What is expected –
Could you repeat, exactly as they stand, the lines between the one with "Clone this chart in D3.js." and the one with "var binWidth = 4;", inclusive, minus the pictures?

Task input –
——————————

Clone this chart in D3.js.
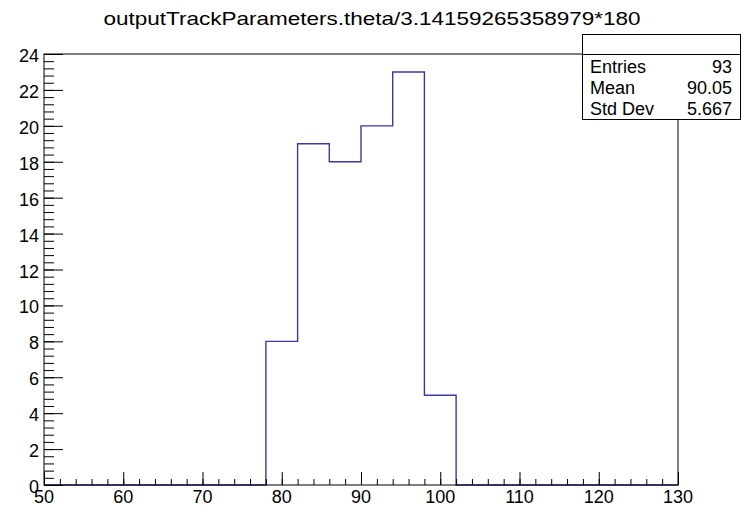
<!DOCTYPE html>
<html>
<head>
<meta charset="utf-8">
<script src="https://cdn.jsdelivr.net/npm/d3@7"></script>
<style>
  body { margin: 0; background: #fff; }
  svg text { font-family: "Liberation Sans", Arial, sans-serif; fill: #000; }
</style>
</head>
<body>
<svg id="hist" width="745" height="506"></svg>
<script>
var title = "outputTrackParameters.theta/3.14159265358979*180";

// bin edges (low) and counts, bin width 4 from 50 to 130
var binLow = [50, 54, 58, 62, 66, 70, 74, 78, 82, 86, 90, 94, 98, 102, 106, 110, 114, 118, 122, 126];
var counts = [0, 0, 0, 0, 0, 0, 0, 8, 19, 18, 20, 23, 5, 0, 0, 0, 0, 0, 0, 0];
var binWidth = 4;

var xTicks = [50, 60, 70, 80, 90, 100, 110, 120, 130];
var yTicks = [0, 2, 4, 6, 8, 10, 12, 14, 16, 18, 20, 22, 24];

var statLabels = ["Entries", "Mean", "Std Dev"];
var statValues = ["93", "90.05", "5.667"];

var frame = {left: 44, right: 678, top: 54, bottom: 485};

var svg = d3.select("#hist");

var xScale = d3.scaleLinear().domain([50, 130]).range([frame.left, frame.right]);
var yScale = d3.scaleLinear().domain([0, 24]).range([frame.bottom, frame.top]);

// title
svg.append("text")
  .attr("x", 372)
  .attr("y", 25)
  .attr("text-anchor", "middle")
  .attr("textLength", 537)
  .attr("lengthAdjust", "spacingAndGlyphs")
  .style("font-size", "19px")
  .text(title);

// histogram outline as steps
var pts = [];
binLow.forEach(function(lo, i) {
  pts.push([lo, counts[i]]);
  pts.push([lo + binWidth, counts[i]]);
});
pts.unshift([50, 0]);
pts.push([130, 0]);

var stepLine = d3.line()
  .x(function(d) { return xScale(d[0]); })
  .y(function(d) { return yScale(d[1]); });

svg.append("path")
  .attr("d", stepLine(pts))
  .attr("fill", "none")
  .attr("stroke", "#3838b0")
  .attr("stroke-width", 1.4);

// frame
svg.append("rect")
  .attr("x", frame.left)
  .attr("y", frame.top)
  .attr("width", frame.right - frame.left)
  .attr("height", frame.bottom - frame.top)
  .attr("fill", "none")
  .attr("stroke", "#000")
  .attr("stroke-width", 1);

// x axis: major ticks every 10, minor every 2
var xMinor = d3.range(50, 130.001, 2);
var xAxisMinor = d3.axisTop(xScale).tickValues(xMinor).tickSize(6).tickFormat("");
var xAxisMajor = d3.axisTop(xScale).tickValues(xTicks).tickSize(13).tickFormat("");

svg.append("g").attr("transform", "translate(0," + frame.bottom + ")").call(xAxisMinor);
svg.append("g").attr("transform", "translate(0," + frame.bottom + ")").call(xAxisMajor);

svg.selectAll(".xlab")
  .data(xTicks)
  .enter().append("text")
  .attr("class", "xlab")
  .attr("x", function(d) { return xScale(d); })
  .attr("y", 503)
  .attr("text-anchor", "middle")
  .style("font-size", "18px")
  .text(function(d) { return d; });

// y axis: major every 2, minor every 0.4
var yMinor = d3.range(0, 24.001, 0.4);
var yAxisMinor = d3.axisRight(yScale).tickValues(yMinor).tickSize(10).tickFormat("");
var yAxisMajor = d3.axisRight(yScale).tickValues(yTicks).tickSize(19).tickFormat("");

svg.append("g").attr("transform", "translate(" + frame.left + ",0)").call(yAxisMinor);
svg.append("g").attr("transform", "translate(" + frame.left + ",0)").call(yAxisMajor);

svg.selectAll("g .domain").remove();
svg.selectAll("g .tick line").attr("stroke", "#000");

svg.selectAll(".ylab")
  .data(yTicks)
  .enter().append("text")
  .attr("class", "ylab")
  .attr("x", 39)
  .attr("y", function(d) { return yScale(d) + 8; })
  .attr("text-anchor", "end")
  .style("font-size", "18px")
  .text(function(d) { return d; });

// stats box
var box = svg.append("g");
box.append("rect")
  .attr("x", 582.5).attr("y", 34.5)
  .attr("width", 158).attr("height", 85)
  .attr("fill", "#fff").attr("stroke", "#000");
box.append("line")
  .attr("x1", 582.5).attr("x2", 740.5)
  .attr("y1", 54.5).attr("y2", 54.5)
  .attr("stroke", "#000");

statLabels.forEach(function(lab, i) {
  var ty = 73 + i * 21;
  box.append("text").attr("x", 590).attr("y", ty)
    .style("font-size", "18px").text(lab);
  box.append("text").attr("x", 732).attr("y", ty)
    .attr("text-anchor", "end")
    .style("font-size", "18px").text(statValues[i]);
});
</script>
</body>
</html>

——————————

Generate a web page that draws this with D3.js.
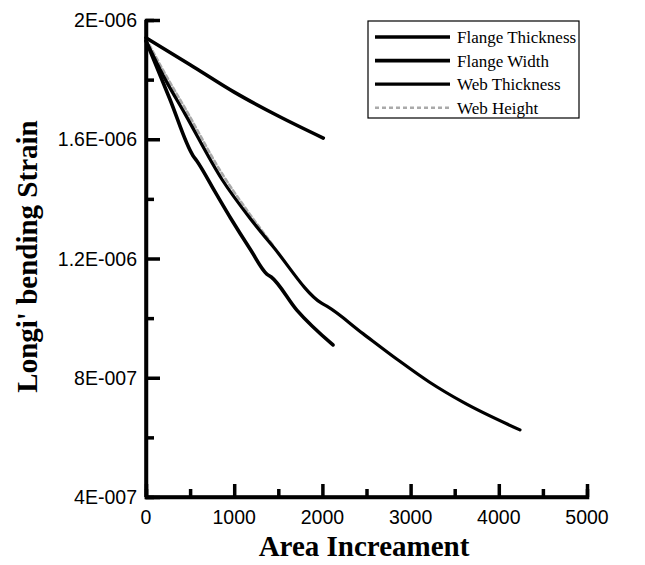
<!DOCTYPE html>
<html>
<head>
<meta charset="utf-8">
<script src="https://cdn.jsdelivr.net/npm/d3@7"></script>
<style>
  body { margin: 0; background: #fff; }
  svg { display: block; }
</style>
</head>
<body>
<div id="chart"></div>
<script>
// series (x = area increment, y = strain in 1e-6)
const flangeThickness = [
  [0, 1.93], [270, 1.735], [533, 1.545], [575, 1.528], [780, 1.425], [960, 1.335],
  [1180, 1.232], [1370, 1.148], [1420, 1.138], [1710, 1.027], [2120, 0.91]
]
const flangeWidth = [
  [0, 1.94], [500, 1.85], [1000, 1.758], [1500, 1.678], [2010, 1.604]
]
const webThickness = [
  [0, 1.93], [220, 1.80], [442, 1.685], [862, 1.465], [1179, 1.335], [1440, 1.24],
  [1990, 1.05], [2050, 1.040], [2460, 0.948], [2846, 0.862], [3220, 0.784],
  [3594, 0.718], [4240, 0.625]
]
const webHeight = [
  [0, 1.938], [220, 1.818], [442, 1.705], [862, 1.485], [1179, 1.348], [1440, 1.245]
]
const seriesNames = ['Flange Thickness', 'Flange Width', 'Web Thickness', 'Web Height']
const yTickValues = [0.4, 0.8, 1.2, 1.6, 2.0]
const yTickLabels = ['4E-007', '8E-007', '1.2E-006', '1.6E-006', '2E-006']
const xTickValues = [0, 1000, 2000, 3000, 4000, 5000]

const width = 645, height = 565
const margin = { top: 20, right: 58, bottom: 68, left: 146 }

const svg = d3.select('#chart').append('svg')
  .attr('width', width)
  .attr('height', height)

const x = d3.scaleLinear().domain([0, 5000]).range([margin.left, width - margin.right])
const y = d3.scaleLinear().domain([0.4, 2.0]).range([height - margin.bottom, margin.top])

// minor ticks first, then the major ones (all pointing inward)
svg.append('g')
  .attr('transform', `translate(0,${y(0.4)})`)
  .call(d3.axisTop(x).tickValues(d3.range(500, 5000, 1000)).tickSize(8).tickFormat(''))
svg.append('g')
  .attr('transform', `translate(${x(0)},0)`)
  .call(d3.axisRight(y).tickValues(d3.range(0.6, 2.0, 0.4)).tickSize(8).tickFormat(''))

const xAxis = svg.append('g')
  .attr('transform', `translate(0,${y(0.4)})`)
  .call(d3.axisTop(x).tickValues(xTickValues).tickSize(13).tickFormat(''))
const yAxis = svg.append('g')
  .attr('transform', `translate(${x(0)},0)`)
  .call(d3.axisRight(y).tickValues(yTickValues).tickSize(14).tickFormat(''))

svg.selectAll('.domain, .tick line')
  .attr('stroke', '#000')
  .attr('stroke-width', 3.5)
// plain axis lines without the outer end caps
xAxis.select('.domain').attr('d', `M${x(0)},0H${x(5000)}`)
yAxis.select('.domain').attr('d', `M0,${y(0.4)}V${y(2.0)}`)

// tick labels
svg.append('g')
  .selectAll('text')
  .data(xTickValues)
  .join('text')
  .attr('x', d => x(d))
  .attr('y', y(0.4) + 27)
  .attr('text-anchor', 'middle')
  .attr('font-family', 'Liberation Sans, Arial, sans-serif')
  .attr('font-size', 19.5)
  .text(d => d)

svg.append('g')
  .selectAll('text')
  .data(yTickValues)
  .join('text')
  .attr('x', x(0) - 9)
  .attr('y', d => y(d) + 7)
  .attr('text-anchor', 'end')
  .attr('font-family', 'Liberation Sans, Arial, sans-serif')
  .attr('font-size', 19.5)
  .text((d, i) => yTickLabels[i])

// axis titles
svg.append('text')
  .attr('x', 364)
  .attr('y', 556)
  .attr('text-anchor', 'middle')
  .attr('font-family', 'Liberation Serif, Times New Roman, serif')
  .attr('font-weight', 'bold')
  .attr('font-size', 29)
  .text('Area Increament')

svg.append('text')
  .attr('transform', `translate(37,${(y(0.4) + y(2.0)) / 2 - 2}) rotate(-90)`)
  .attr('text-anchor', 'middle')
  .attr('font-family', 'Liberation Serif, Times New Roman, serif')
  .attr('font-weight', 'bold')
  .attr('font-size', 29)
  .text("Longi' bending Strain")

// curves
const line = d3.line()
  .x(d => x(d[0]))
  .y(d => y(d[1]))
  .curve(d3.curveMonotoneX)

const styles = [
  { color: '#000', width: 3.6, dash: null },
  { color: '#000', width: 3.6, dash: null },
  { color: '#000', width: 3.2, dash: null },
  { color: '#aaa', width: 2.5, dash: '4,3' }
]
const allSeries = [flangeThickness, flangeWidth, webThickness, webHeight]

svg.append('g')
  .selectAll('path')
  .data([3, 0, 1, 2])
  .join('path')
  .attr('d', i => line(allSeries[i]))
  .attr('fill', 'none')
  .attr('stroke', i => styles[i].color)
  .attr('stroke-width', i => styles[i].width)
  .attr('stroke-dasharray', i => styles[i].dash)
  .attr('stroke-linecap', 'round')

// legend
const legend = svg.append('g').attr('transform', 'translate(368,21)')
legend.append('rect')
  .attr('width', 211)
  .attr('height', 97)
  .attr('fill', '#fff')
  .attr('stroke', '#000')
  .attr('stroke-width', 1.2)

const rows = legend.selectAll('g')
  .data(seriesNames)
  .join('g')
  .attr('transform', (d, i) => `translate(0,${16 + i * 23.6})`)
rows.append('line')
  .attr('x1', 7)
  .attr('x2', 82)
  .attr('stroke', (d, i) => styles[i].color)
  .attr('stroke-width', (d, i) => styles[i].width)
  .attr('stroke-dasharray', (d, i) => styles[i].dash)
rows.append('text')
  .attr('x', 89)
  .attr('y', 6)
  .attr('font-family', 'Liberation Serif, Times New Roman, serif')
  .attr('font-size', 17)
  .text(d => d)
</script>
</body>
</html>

——————————

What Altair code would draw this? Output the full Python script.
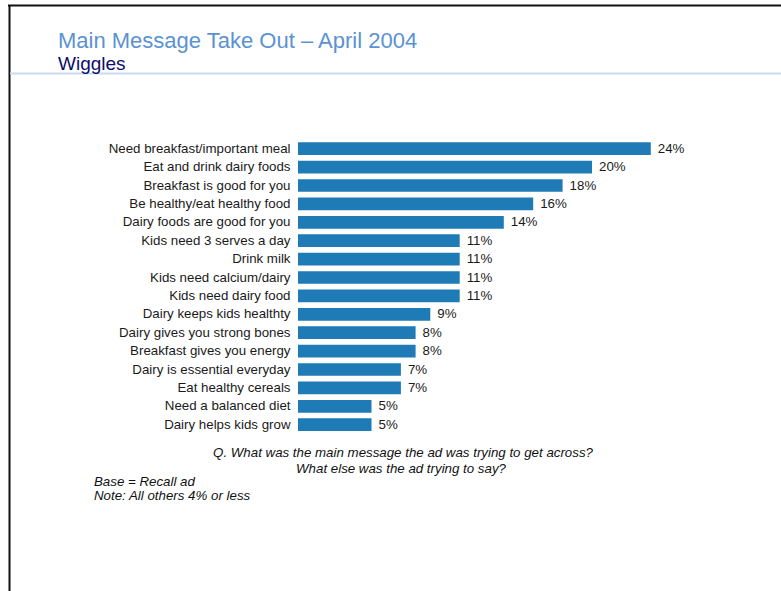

——————————

Task solution –
Clone this chart in D3.js.
<!DOCTYPE html>
<html>
<head>
<meta charset="utf-8">
<script src="https://cdn.jsdelivr.net/npm/d3@7"></script>
<style>
  body { margin: 0; background: #fff; }
  svg text { font-family: "Liberation Sans", Arial, sans-serif; fill: #000; }
</style>
</head>
<body>
<svg id="hist" width="745" height="506"></svg>
<script>
var title = "outputTrackParameters.theta/3.14159265358979*180";

// bin edges (low) and counts, bin width 4 from 50 to 130
var binLow = [50, 54, 58, 62, 66, 70, 74, 78, 82, 86, 90, 94, 98, 102, 106, 110, 114, 118, 122, 126];
var counts = [0, 0, 0, 0, 0, 0, 0, 8, 19, 18, 20, 23, 5, 0, 0, 0, 0, 0, 0, 0];
var binWidth = 4;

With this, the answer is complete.